Each comes from a different performance background: Albo is a solo theater artist and writer, whose first novel, "Hornito: My Lie Life" (HarperCollins) was published last fall. Burns is best known for being part of the comic quartet "the Nellie Olesons": and David Ilku is one-half of the drag duo "The Dueling Bankheads."

I have no idea what brought them together, but it was a smart move--if a gay cable network ever happens, they deserve their own late-night comedy show. In fact, Comedy Central should give them a look--they'd be perfect after Primetime Glick.

Under the direction of Roland Tec, their skits and monologues are nearly always on-target, taking recognizable urban types and situations and lampooning them with a wonderful sense of irony.

Take, for instance, Burns as an upscale Urban Mon, the kind you may bump into in an upscale shop on Newbury Street. Speaking with a privileged smugness, she announces "I'm having a baby...and that makes me better than you," before running through a litany of snobbish reasons why.

Lesbian mothers also get sent up in another skit where she plays an adopting mother obsessed with the status of her child. It was both very funny and unexpectedly un-p.c., and made for the only moment in the show when there was a sense of unease in the audience's response.

Albo's comedy is more on the personal level; that is, making fun of relationships and dating. In one routine he plays a man who is dating himself and whose hilarious description of his personal epiphany makes droll fun of 12-step jargon. In another he plays a self-obsessed actor who dismisses his friend with this passive-aggressive manner. "I just did another voiceover. You should try it. It's hard to get into but you should try it," he tells him.

In another he appears with his arm filled with shopping bags from upscale shops to berate the new economic reality. "Where did you go, big fat, flush economy?" he asks, while longing for what he calls the Enron illusion of wealth. "Gay people embraced shopping so that shopping and gay became the same thing," he observes.

But by far his most ingenious bit is his take on an MTV video in which he plays a dancer backing up a singer like Jennifer Lopez, running through a Debbie Allen-like dance routine.

The character actor
Ilku is much more the character actor of the troupe, taking on a more eclectic group of contemporary types. In one he's the kind of European lounge lizard you might find on "Sex and the City," who puts down his friends with acidic comments. ("Your travel agent called about your ego trip. You're overbooked.")

In another he hits a note of recognition as an angry Starbucks employee, while in a third he does a funny take on actor Jackie Chan promoting his workout video in which "vogueing" gets mispronounced as "wogueing."
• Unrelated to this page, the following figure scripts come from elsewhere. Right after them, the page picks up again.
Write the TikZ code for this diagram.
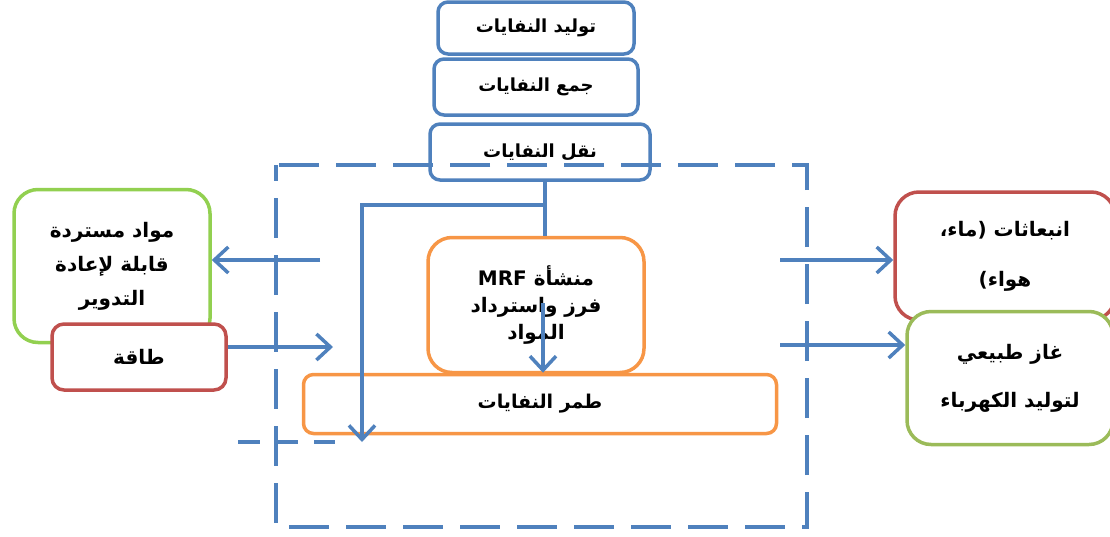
\documentclass[tikz,border=0pt]{standalone}
\usepackage{fontspec}
\newfontfamily\arabicfont[Script=Arabic]{DejaVu Sans}
\TeXXeTstate=1
\usetikzlibrary{arrows.meta, positioning}
\definecolor{procblue}{HTML}{4F81BD}
\definecolor{mrforange}{HTML}{F79646}
\definecolor{outred}{HTML}{C0504D}
\definecolor{recgreen}{HTML}{92D050}
\definecolor{gasgreen}{HTML}{9BBB59}

\begin{document}
\begin{tikzpicture}[
    x=1pt, y=-1pt,
    box/.style  ={draw, line width=3.5pt, fill=white, align=center,
                  inner sep=0pt, font=\arabicfont\bfseries\fontsize{18}{20}\selectfont},
    stage/.style={box, draw=procblue, rounded corners=10pt},
    plant/.style={box, draw=mrforange, font=\arabicfont\bfseries\fontsize{20}{33}\selectfont},
    side/.style ={box, rounded corners=24pt, font=\arabicfont\bfseries\fontsize{20}{38}\selectfont},
    boundary/.style={draw=procblue, line width=3.5pt, dash pattern=on 40pt off 17pt, dash phase=24pt},
    link/.style ={draw=procblue, line width=3.5pt},
    flow/.style ={link, -{Straight Barb[length=14pt,width=26pt]}},
]
\useasboundingbox (0,0) rectangle (1110,536);
% waste chain
\node[stage, minimum width=196pt, minimum height=52pt] (generation) at (536,28)
  {\beginR توليد النفايات\endR};
\node[stage, minimum width=204pt, minimum height=56pt] (collection) at (536,87)
  {\beginR جمع النفايات\endR};
\node[stage, minimum width=220pt, minimum height=56pt] (transport) at (540,152)
  {\beginR نقل النفايات\endR};
% system boundary
\draw[boundary] (276,165) rectangle (807,527);
\draw[boundary, dash pattern=on 22pt off 16pt, dash phase=0pt] (238,442) -- (335,442);
% facility and landfill
\node[plant, rounded corners=24pt, minimum width=216pt, minimum height=135pt] (mrf) at (536,305)
  {\beginR منشأة \beginL MRF\endL\endR\\[-6pt]
   \beginR فرز واسترداد\endR\\[-6pt]
   \beginR المواد\endR};
\node[plant, rounded corners=10pt, minimum width=473pt, minimum height=59pt,
      font=\arabicfont\bfseries\fontsize{19}{20}\selectfont] (landfill) at (540,404)
  {\beginR طمر النفايات\endR};
% inputs and outputs
\node[side, draw=recgreen, minimum width=196pt, minimum height=153pt] (recycle) at (112,266)
  {\beginR مواد مستردة\endR\\[-4pt] \beginR قابلة لإعادة\endR\\[-4pt] \beginR التدوير\endR};
\node[side, draw=outred, rounded corners=12pt, minimum width=174pt, minimum height=66pt] (energy) at (139,357)
  {\beginR طاقة\endR};
\node[side, draw=outred, minimum width=220pt, minimum height=128pt] (emission) at (1005,256)
  {\beginR انبعاثات (ماء،\endR\\[12pt] \beginR هواء)\endR};
\node[side, draw=gasgreen, minimum width=206pt, minimum height=133pt] (gas) at (1010,378)
  {\beginR غاز طبيعي\endR\\[10pt] \beginR لتوليد الكهرباء\endR};
% connectors
\coordinate (split) at (545,205);
\coordinate (dropL) at (362,442);
\coordinate (sortA) at (543,303);
\coordinate (recIn) at (320,260);
\coordinate (enOut) at (333,347);
\coordinate (emIn) at (780,260);
\coordinate (gasIn) at (780,345);
\draw[link] (transport.south -| split) -- (mrf.north -| split);
\draw[flow] (split) -| (dropL);
\draw[flow] (sortA) -- (sortA |- landfill.north);
\draw[flow] (recIn) -- (recIn -| recycle.east);
\draw[flow] (energy.east |- enOut) -- (enOut);
\draw[flow] (emIn) -- (emIn -| emission.west);
\draw[flow] (gasIn) -- (gasIn -| gas.west);
\end{tikzpicture}
\end{document}
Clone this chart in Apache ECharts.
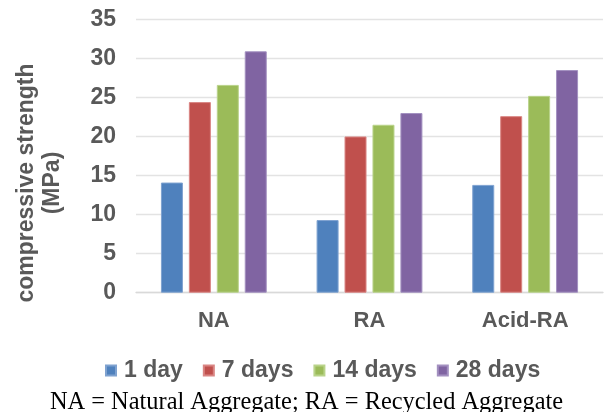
<!DOCTYPE html>
<html>
<head>
<meta charset="utf-8">
<script src="https://cdn.jsdelivr.net/npm/echarts@6/dist/echarts.min.js"></script>
<style>
  html, body { margin: 0; padding: 0; background: #fff; }
  #chart { width: 605px; height: 412px; }
</style>
</head>
<body>
<div id="chart"></div>
<script>
// Aggregate types on the category axis
const categories = ['NA', 'RA', 'Acid-RA'];

// Compressive strength (MPa) by curing age
const day1 = [14.1, 9.3, 13.8];
const day7 = [24.4, 20.0, 22.6];
const day14 = [26.6, 21.5, 25.2];
const day28 = [30.9, 23.0, 28.5];

const seriesNames = ['1 day', '7 days', '14 days', '28 days'];
const seriesValues = [day1, day7, day14, day28];
const fills = ['#4F81BD', '#C0504D', '#9BBB59', '#8064A2'];
const edges = ['#7FA2D0', '#D98583', '#B9D38A', '#A390C0'];

const axisFont = 'Liberation Sans, Arial, sans-serif';
const grey = '#595959';

const chart = echarts.init(document.getElementById('chart'), null, { renderer: 'canvas' });

chart.setOption({
  animation: false,
  backgroundColor: '#ffffff',
  grid: { left: 136, right: 2, top: 19.3, bottom: 119.3, containLabel: false },
  xAxis: {
    type: 'category',
    data: categories,
    axisLine: { lineStyle: { color: '#D9D9D9', width: 1.3 } },
    axisTick: { show: false },
    axisLabel: { color: grey, fontFamily: axisFont, fontWeight: 'bold', fontSize: 22, margin: 17 }
  },
  yAxis: {
    type: 'value',
    min: 0,
    max: 35,
    interval: 5,
    axisLine: { show: false },
    axisTick: { show: false },
    splitLine: { lineStyle: { color: '#E3E3E3', width: 1.3 } },
    axisLabel: { color: grey, fontFamily: axisFont, fontWeight: 'bold', fontSize: 23, margin: 20 }
  },
  legend: {
    data: seriesNames,
    left: 100,
    top: 354,
    itemWidth: 10,
    itemHeight: 10,
    itemGap: 20,
    icon: 'rect',
    textStyle: { color: grey, fontFamily: axisFont, fontWeight: 'bold', fontSize: 23, padding: [0, 0, 0, 3] }
  },
  graphic: [
    {
      type: 'text',
      x: 40,
      y: 183,
      rotation: Math.PI / 2,
      style: {
        text: 'compressive strength\n(MPa)',
        font: 'bold 23px ' + axisFont,
        fill: grey,
        align: 'center',
        verticalAlign: 'middle',
        lineHeight: 26
      }
    },
    {
      type: 'text',
      x: 306.5,
      y: 403,
      style: {
        text: 'NA = Natural Aggregate; RA = Recycled Aggregate',
        font: '24.4px "Liberation Serif", "Times New Roman", serif',
        fill: '#000000',
        align: 'center',
        verticalAlign: 'middle'
      }
    }
  ],
  series: seriesNames.map((name, i) => ({
    name: name,
    type: 'bar',
    data: seriesValues[i],
    barWidth: 22,
    barGap: '27%',
    itemStyle: { color: fills[i], borderColor: edges[i], borderWidth: 1 }
  }))
});
</script>
</body>
</html>
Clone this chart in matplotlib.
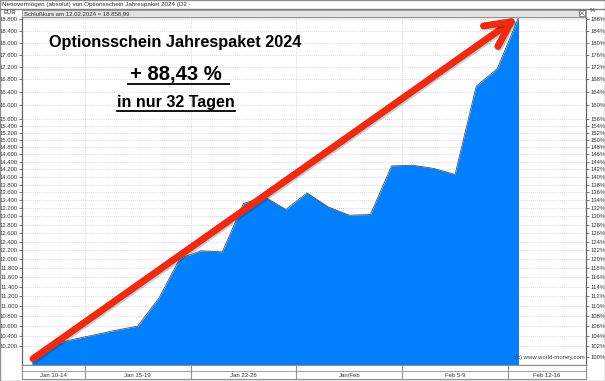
import numpy as np
import matplotlib
matplotlib.use('Agg')
import matplotlib.pyplot as plt
import matplotlib.patheffects as pe
from matplotlib.lines import Line2D
from matplotlib.patches import Rectangle
from matplotlib.ticker import NullLocator

plt.rcParams['font.family'] = ['Liberation Sans', 'DejaVu Sans']

# Nettovermögen je Handelstag (10.01.2024 - 12.02.2024)
days = ['10.01', '11.01', '12.01', '15.01', '16.01', '17.01', '18.01', '19.01',
        '22.01', '23.01', '24.01', '25.01', '26.01', '29.01', '30.01', '31.01',
        '01.02', '02.02', '05.02', '06.02', '07.02', '08.02', '09.02', '12.02']
values = [10008, 10238, 10333, 10421, 10509, 10588, 11157, 12023,
          12189, 12166, 13319, 13484, 13170, 13585, 13234, 13030,
          13047, 14289, 14308, 14220, 14061, 16585, 17143, 18859]
weeks = ['Jan 10-14', 'Jan 15-19', 'Jan 22-26', 'Jan/Feb', 'Feb 5-9', 'Feb 12-16']
week_days = [3, 5, 5, 5, 5, 1]
left_ticks = list(range(10200, 15601, 200)) + list(range(16000, 18801, 400))
right_ticks = list(range(100, 157, 2)) + list(range(160, 189, 4))

W, H = 605, 381
fig = plt.figure(figsize=(W / 100, H / 100), dpi=100)
fig.patch.set_facecolor('white')

def fx(px):
    return px / W

def fy(py):
    return 1 - py / H

grid_col = '#c8c8e8'
axis_col = '#606060'
y_lo, y_hi = 9845, 18880
x_lo, x_hi = -0.47, 26.19

ax = fig.add_axes([fx(22), fy(365), fx(586) - fx(22), fy(17) - fy(365)])
x = np.arange(len(values))
ax.set_yscale('log')
ax.set_xlim(x_lo, x_hi)
ax.set_ylim(y_lo, y_hi)
ax.set_axisbelow(True)

ax.fill_between(x, values, y_lo, color='#0080ff', lw=0, zorder=2)
ax.plot(x, values, color='#505050', lw=0.6, zorder=3)

ax.set_yticks(left_ticks)
ax.yaxis.set_minor_locator(NullLocator())
ax.set_yticklabels([f'{t:,}'.replace(',', '.') for t in left_ticks])
ax.tick_params(axis='y', labelsize=4.2, length=2, width=0.6, color=axis_col,
               labelcolor='#303030', pad=1)
ax.set_xticks([])
ax.grid(axis='y', ls=(0, (1, 1.5)), color=grid_col, lw=0.6)
bounds = [x_lo] + list(np.cumsum(week_days)[:-1] - 0.5) + [x_hi]
for b in bounds[1:-1]:
    ax.axvline(b, ls=(0, (1, 1.5)), color=grid_col, lw=0.6, zorder=0)
for s in ax.spines.values():
    s.set_color(axis_col)
    s.set_linewidth(0.8)

ax2 = ax.twinx()
ax2.set_yscale('log')
ax2.set_ylim(y_lo / 100, y_hi / 100)
ax2.set_yticks(right_ticks)
ax2.yaxis.set_minor_locator(NullLocator())
ax2.set_yticklabels([f'{t}%' for t in right_ticks])
ax2.tick_params(axis='y', labelsize=4.2, length=2, width=0.6, color=axis_col,
                labelcolor='#303030', pad=1)
for s in ax2.spines.values():
    s.set_color(axis_col)
    s.set_linewidth(0.8)

# red arrow
ax.annotate('', xy=(22.95, 18870), xytext=(0.05, 9960),
            arrowprops=dict(arrowstyle='->,head_length=1.0,head_width=0.5',
                            lw=5, color='#ee2a10', mutation_scale=18,
                            shrinkA=0, shrinkB=0,
                            path_effects=[pe.SimpleLineShadow(offset=(1.0, -1.0), shadow_color='k', alpha=0.2),
                                          pe.Normal()]),
            zorder=5)

ax.text(0.998, 0.015, '(c) www.world-money.com', transform=ax.transAxes,
        ha='right', va='bottom', fontsize=4.3, color='#404040')

# x-axis band with week labels
axb = fig.add_axes([fx(22), fy(379), fx(586) - fx(22), fy(365) - fy(379)])
axb.set_xlim(x_lo, x_hi)
axb.set_ylim(0, 1)
axb.set_xticks([])
axb.set_yticks([])
axb.axhline(0.55, color='#909090', lw=0.6)
for b in bounds[1:-1]:
    axb.axvline(b, color='#909090', lw=0.8)
for lab, a, b in zip(weeks, bounds[:-1], bounds[1:]):
    axb.text((a + b) / 2, 0.27, lab, ha='center', va='center', fontsize=4.3, color='#303030')
for s in axb.spines.values():
    s.set_color('#909090')
    s.set_linewidth(0.8)

# header
fig.text(fx(2), fy(4.5), 'Nettovermögen (absolut) von Optionsschein Jahrespaket 2024 (D2 -',
         ha='left', va='center', fontsize=4.5, color='#303030')
fig.add_artist(Line2D([0, 1], [fy(9), fy(9)], color='#808080', lw=1.0))
fig.add_artist(Rectangle((fx(22), fy(17)), fx(586) - fx(22), fy(10) - fy(17),
                         facecolor='#e2e2e2', edgecolor='#909090', lw=0.6))
fig.text(fx(24), fy(13.5), 'Schlußkurs am 12.02.2024 = 18.858,99',
         ha='left', va='center', fontsize=4.3, color='#303030')
fig.text(fx(4), fy(12.5), 'EUR', ha='left', va='center', fontsize=4.3, color='#303030')
fig.text(fx(590), fy(11), '%', ha='left', va='center', fontsize=4.3, color='#303030')
fig.add_artist(Rectangle((fx(579), fy(16)), fx(6), fy(10) - fy(16),
                         facecolor='white', edgecolor='#606060', lw=0.5))
fig.add_artist(Line2D([fx(579.5), fx(584.5)], [fy(10.5), fy(15.5)], color='#606060', lw=0.4))
fig.add_artist(Line2D([fx(579.5), fx(584.5)], [fy(15.5), fy(10.5)], color='#606060', lw=0.4))

# big annotation texts
fig.text(fx(175.5), fy(42.5), 'Optionsschein Jahrespaket 2024', ha='center', va='center',
         fontsize=11.7, weight='bold', color='black')
fig.text(fx(176), fy(74.5), '+ 88,43 %', ha='center', va='center',
         fontsize=14.6, weight='bold', color='black')
fig.add_artist(Line2D([fx(128), fx(229)], [fy(83.5), fy(83.5)], color='black', lw=1.3))
fig.text(fx(176), fy(102), 'in nur 32 Tagen', ha='center', va='center',
         fontsize=11.5, weight='bold', color='black')
fig.add_artist(Line2D([fx(116.5), fx(235)], [fy(110.8), fy(110.8)], color='black', lw=1.3))

fig.add_artist(Rectangle((0, 0), 1, 1, facecolor='none', edgecolor='#909090', lw=1.0))

fig.savefig('out.png', dpi=100)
Burns takes on a variety of media types, from a junkie talk show hostess to a Dr. Laura-type with a know-it-all attitude to her audience, both gay and straight. One of her most memorable skits has her playing a tough-as-nails New York publicist whose shark-like attitude pushes the limits of taste. At one point she says that Muhammad Ali is changing his name back to Cassius Clay "for obvious reason"; at another she says that she has good news for her client Father Geoghan--she's signed a book deal for him with Disney.

If edgy humor's what you want, then look no further than "Unitard."